Yes, as has been pointed out, in this country we have something of an 'anti sucess' culture - doing well is seen as somehow being bad. Do well in this country and people want to put you down, do well in the states and people applaud you.
Then there's taxes and regulation. Successive governments have steadily found new ways to stifle industry and innovation, either by taxing it to death or be regulating it. This effect has been much worse under the current <expletives deleted>. There's nothing like a "can't do, won't allow" environment to stifle things.
And there's indirect effects. Planning policy for example means that housing is in a shortage where I am - hence any back street garage/workshop/commercial premises/whatever that comes on the market is snapped up to convert to housing. Even where planning permission has been refused, the vendors hold out for the price they'd get as a housing development as they know that if they can leave it empty for a while they'll get permission because "it's got no other use - look, it's been empty for a year and I can't let it". The result is that even if you have an idea, and some backing, and the bravery to battle 'the system', you fall flat on your face when you want somewhere to work - there just isn't anything at anything on the same planet as sensible prices ! It's killing the nature of the town where I live due to the number of businesses that are disappearing and being replaced by more ticky-tocky shoebox flats.
And down't even get me started on the problems caused by the existence of the National Parks with their non-elected management committees vetoing anything that doesn't fit in with their vision of some quaint rural idol - presumably with the 'yokels' leaning on the gate, chewing a piece of straw, and doffing their hats to the squire.
There's no simple answer, but here's a few radical things for them to think about :
1) Reduce red tape. Every time the shelf of legislation gets longer, it is a failure on the part of government. If they put as much effort into removing stupid regulation as they do to thinking up ever more complicated ways of banning things, then life would be a lot easier.
2) Do something about business accommodation. Stop this stupid thinking that says you can't have commercial and residential in the same area. How people can complain about the amount of commuting when new developments are virtually all 'out of town' business parks, ...
3) Make tax less complicated, and less of it. It's easy to see why they like complicated taxation - it makes it easier to hide the stealth taxes of which Gordon B seems particularly fond.

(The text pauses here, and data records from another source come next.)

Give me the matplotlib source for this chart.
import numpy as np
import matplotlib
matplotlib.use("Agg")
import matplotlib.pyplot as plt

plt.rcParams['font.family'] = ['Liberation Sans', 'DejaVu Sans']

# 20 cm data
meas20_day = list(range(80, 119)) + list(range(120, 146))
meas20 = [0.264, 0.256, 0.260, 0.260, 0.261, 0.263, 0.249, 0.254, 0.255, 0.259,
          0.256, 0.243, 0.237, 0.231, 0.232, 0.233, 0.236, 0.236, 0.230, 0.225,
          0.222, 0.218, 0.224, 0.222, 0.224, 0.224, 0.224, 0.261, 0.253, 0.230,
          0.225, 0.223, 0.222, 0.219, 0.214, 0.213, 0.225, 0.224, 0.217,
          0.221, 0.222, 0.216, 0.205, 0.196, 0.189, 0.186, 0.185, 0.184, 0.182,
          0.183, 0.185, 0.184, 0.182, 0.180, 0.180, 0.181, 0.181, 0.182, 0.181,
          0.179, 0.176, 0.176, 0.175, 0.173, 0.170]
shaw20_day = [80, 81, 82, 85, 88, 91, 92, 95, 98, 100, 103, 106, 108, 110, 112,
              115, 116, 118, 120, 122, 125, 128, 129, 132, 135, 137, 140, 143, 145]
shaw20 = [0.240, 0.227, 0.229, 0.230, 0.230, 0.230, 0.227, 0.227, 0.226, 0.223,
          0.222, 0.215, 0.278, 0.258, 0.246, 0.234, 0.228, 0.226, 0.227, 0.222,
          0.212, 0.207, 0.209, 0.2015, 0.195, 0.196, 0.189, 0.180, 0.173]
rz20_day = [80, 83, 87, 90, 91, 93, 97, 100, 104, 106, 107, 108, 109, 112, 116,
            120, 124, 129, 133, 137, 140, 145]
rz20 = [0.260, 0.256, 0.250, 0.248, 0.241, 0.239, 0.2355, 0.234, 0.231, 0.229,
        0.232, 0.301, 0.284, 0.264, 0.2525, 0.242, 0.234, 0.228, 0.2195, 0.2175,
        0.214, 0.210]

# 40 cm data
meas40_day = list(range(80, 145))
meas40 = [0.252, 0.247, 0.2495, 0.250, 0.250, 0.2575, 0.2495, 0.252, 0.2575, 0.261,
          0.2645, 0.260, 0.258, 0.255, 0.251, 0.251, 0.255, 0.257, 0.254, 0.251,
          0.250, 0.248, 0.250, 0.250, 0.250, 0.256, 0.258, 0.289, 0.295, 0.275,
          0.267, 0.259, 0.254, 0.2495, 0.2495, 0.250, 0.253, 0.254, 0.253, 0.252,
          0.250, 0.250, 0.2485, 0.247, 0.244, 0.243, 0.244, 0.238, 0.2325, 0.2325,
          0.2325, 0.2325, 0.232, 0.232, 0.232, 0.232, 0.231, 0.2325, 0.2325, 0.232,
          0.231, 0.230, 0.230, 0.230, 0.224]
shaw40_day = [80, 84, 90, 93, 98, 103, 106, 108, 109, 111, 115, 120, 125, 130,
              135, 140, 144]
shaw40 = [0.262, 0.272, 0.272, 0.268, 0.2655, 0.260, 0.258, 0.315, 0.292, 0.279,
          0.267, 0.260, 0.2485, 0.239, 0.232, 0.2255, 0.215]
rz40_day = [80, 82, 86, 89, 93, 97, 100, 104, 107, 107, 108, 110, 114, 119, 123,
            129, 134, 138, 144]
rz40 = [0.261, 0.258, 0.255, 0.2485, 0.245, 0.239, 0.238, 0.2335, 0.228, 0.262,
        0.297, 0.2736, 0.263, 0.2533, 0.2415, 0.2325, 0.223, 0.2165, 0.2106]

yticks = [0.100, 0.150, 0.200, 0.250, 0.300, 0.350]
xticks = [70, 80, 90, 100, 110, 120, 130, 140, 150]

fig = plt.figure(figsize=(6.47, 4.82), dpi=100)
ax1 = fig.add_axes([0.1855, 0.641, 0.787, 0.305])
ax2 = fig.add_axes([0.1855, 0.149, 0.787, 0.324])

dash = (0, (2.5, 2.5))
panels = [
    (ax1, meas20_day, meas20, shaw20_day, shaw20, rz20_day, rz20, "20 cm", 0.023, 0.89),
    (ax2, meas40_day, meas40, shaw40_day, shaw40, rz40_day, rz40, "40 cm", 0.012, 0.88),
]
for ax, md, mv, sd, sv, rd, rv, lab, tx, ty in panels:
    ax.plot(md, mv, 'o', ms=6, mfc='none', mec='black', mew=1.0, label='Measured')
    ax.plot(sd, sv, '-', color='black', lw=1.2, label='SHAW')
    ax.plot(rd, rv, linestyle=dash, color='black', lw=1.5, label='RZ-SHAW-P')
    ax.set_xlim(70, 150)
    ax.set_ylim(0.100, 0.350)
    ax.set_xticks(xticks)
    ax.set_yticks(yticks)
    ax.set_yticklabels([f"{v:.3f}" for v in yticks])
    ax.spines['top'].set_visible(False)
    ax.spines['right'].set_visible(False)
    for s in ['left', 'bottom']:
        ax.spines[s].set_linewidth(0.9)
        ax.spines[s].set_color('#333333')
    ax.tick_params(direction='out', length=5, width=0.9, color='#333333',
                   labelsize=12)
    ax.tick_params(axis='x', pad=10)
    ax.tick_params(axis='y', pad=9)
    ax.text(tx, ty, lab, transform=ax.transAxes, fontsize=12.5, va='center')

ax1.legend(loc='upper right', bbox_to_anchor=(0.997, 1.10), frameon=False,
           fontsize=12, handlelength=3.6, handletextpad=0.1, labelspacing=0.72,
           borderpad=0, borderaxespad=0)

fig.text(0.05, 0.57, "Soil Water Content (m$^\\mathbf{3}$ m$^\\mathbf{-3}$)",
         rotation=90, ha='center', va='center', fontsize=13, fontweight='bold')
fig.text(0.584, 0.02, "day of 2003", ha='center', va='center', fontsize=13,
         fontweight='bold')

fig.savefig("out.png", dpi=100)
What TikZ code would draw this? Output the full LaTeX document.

4) End the stupid 100% tax on training. What 100% tax ? Well work out, for every pound you might spend as an individual on a training course, how much tax goes to the government in VAT, Income tax, Employees NI, and Employers NI - it's near enough another pound !
4. John H Woods
Errr ... ? What?
TIM BERNERS-LEE
For Goodness Sake!
5. Eric the Disillusioned
I totally agree with the previous commentator. Having watched all major government IT programmes stagnate into a procurement nightmare that drives out all innovation and risk I am not surprised that we fail to deliver on the opportunities that our high standards of education and professionalism afford us. It's not just government but lets face it - this is where most IT companies are making their money at the moment.... and they're happpier milking the cash cow than trying to develop new capabilities that enable change and efficiency within the civil service. For example, whats NHS Spine but the biggest monolith ever devised? Surely they could have got a bit more creative than that in these days of dynamic online social networks and on-demand CRM?
6. anonymous
Osborne is talking through his rear end.. There is a huge amount of innovation going on in our universities but little of it is being commercialised.
And - it's got naff all to do with high business taxes as the Scandiwegians, French and Germans call all demonstrate..
The real problem lies with the attitude of the VCs and the institutions that fund them. It's a matter of huge regret that these outfits are generally unimaginative, bereft of people who have any concept of strategy or vision, are lazy and wait for punters to go to them instead of proactively seeking out opportunities, greedy and totally unpatriotic, short termist of course and generally don't have anything like the understanding of either markets or technology that they should have.
Given that prior to the election the chap Michael Howard slung out - Flood, Flint - cant' remember - said the "City" was naturally Tory do you think Osbourne will criticise it? Of course not. He will always blame someone else when the real blame for the UK's abject failure across all industrial sectors lies very firmly in the Square Mile.... But as long as they get their £7.5bn in bonuses again this year mainly for flogging off UK companies to foreigners do you think they're going to care we don't make anything anymore.. Of course not but I bet you all the useless creeps are watching England play Trinidad and Tobago and have got St George cross flags stuck to their Porsches !!
It's not snobbery - it's utter stupidity.